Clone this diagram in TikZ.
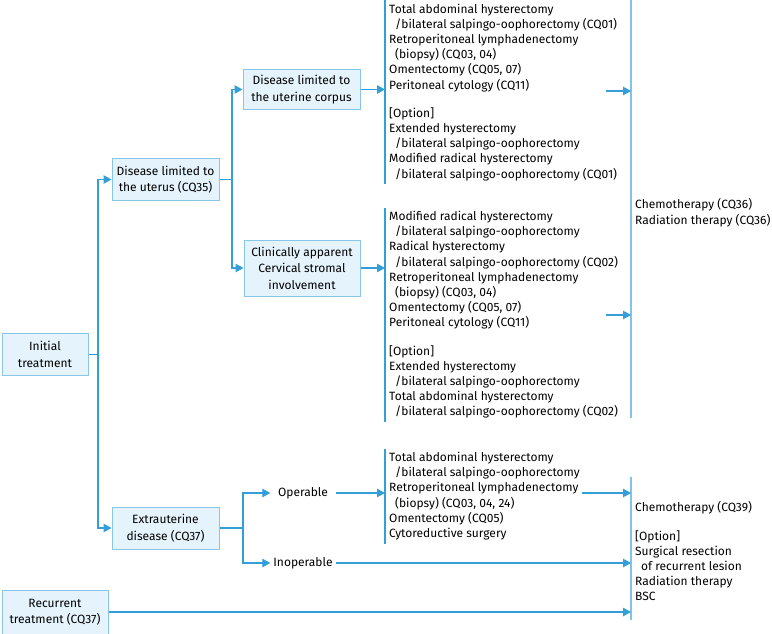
\documentclass[tikz,border=0pt]{standalone}
\usepackage{fontspec}
\setmainfont{Fira Sans}
\usetikzlibrary{arrows.meta,positioning}

\definecolor{linjeblaa}{RGB}{52,158,216}
\definecolor{lysblaa}{RGB}{130,196,232}
\definecolor{kantblaa}{RGB}{135,198,230}
\definecolor{fyllblaa}{RGB}{229,243,252}

\tikzset{
  boks/.style={draw=kantblaa, fill=fyllblaa, line width=1pt, align=center, inner sep=2pt,
               minimum height=42pt, font=\fontsize{12}{16.5}\selectfont},
  linje/.style={draw=linjeblaa, line width=1.2pt},
  pil/.style={linje, -{Triangle[length=8pt,width=8.5pt]}},
  tekst/.style={align=left, anchor=north west, inner xsep=4pt, inner ysep=3.5pt,
                font=\fontsize{12}{15.2}\selectfont},
}
\newcommand{\inn}{\hspace*{6pt}}

\begin{document}
\begin{tikzpicture}[x=1pt,y=-1pt]
  \useasboundingbox (0,0) rectangle (772,634);

%Bokser
    \node[boks, minimum width=86pt] (init) at (45,354.5) {Initial\\treatment};
    \node[boks, minimum width=107pt] (uterus) at (165.5,179.5) {Disease limited to\\the uterus (CQ35)};
    \node[boks, minimum width=117pt, minimum height=40pt] (corpus) at (301.5,89.5) {Disease limited to\\the uterine corpus};
    \node[boks, minimum width=116pt, minimum height=56pt] (cervix) at (302,268) {Clinically apparent\\Cervical stromal\\involvement};
    \node[boks, minimum width=107pt] (extra) at (165.5,528) {Extrauterine\\disease (CQ37)};
    \node[boks, minimum width=106pt, minimum height=44pt] (recur) at (55,612) {Recurrent\\treatment (CQ37)};
    \node[minimum width=65pt, inner sep=0pt, font=\fontsize{12}{13}\selectfont] (oper) at (303,493) {Operable};
    \node[minimum width=65pt, inner sep=0pt, font=\fontsize{12}{13}\selectfont] (inoper) at (303,563) {Inoperable};

%Tekstblokker
    \node[tekst] (txtA) at (385,0) {Total abdominal hysterectomy\\
      \inn/bilateral salpingo-oophorectomy (CQ01)\\
      Retroperitoneal lymphadenectomy\\
      \inn(biopsy) (CQ03, 04)\\
      Omentectomy (CQ05, 07)\\
      Peritoneal cytology (CQ11)\\[13pt]
      [Option]\\
      Extended hysterectomy\\
      \inn/bilateral salpingo-oophorectomy\\
      Modified radical hysterectomy\\
      \inn/bilateral salpingo-oophorectomy (CQ01)};
    \node[tekst] (txtB) at (385,207.5) {Modified radical hysterectomy\\
      \inn/bilateral salpingo-oophorectomy\\
      Radical hysterectomy\\
      \inn/bilateral salpingo-oophorectomy (CQ02)\\
      Retroperitoneal lymphadenectomy\\
      \inn(biopsy) (CQ03, 04)\\
      Omentectomy (CQ05, 07)\\
      Peritoneal cytology (CQ11)\\[13pt]
      [Option]\\
      Extended hysterectomy\\
      \inn/bilateral salpingo-oophorectomy\\
      Total abdominal hysterectomy\\
      \inn/bilateral salpingo-oophorectomy (CQ02)};
    \node[tekst] (txtC) at (385,448.5) {Total abdominal hysterectomy\\
      \inn/bilateral salpingo-oophorectomy\\
      Retroperitoneal lymphadenectomy\\
      \inn(biopsy) (CQ03, 04, 24)\\
      Omentectomy (CQ05)\\
      Cytoreductive surgery};
    \node[tekst] (txtD) at (631,195) {Chemotherapy (CQ36)\\Radiation therapy (CQ36)};
    \node[tekst] (txtE) at (631,498) {Chemotherapy (CQ39)\\[13pt]
      [Option]\\
      Surgical resection\\
      \inn of recurrent lesion\\
      Radiation therapy\\
      BSC};

%Hjelpepunkter
    \coordinate (stamme) at (98,354.5);
    \coordinate (gren1) at (232,179.5);
    \coordinate (gren2) at (243,528);
    \coordinate (ovreT) at (631,0);
    \coordinate (ovreB) at (631,418);
    \coordinate (nedreT) at (631,477);
    \coordinate (nedreB) at (631,620);
    \coordinate (fraA) at (606,91);
    \coordinate (fraB) at (606,315);
    \coordinate (fraC) at (582,493);

%Streker
    \draw[linje] (txtA.north west) -- (txtA.south west);
    \draw[linje] (txtB.north west) -- (txtB.south west);
    \draw[linje] (txtC.north west) -- (txtC.south west);
    \draw[linje, draw=lysblaa] (ovreT) -- (ovreB);
    \draw[linje, draw=lysblaa] (nedreT) -- (nedreB);

%Piler
    \draw[pil] (init.east) -- (stamme) |- (uterus.west);
    \draw[pil] (stamme) |- (extra.west);
    \draw[pil] (uterus.east) -- (gren1) |- (corpus.west);
    \draw[pil] (gren1) |- (cervix.west);
    \draw[pil] (corpus.east) -- (corpus.east -| txtA.west);
    \draw[pil] (cervix.east) -- (cervix.east -| txtB.west);
    \draw[pil] (extra.east) -- (gren2) |- (oper.west);
    \draw[pil] (gren2) |- (inoper.west);
    \draw[pil] (oper.east) -- (oper.east -| txtC.west);
    \draw[pil] (inoper.east) -- (inoper.east -| ovreT);
    \draw[pil] (recur.east) -- (recur.east -| ovreT);
    \draw[pil] (fraA) -- (fraA -| ovreT);
    \draw[pil] (fraB) -- (fraB -| ovreT);
    \draw[pil] (fraC) -- (fraC -| ovreT);

\end{tikzpicture}
\end{document}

*Exercise directions*:
Leave the pictures out and reproduce exactly the lines from the top of the listing above through the line with "(0,0) rectangle (772,634);".

*Reply*:
Clone this diagram in TikZ.
\documentclass[tikz,border=0pt]{standalone}
\usepackage{fontspec}
\setmainfont{Fira Sans}
\usetikzlibrary{arrows.meta,positioning}

\definecolor{linjeblaa}{RGB}{52,158,216}
\definecolor{lysblaa}{RGB}{130,196,232}
\definecolor{kantblaa}{RGB}{135,198,230}
\definecolor{fyllblaa}{RGB}{229,243,252}

\tikzset{
  boks/.style={draw=kantblaa, fill=fyllblaa, line width=1pt, align=center, inner sep=2pt,
               minimum height=42pt, font=\fontsize{12}{16.5}\selectfont},
  linje/.style={draw=linjeblaa, line width=1.2pt},
  pil/.style={linje, -{Triangle[length=8pt,width=8.5pt]}},
  tekst/.style={align=left, anchor=north west, inner xsep=4pt, inner ysep=3.5pt,
                font=\fontsize{12}{15.2}\selectfont},
}
\newcommand{\inn}{\hspace*{6pt}}

\begin{document}
\begin{tikzpicture}[x=1pt,y=-1pt]
  \useasboundingbox (0,0) rectangle (772,634);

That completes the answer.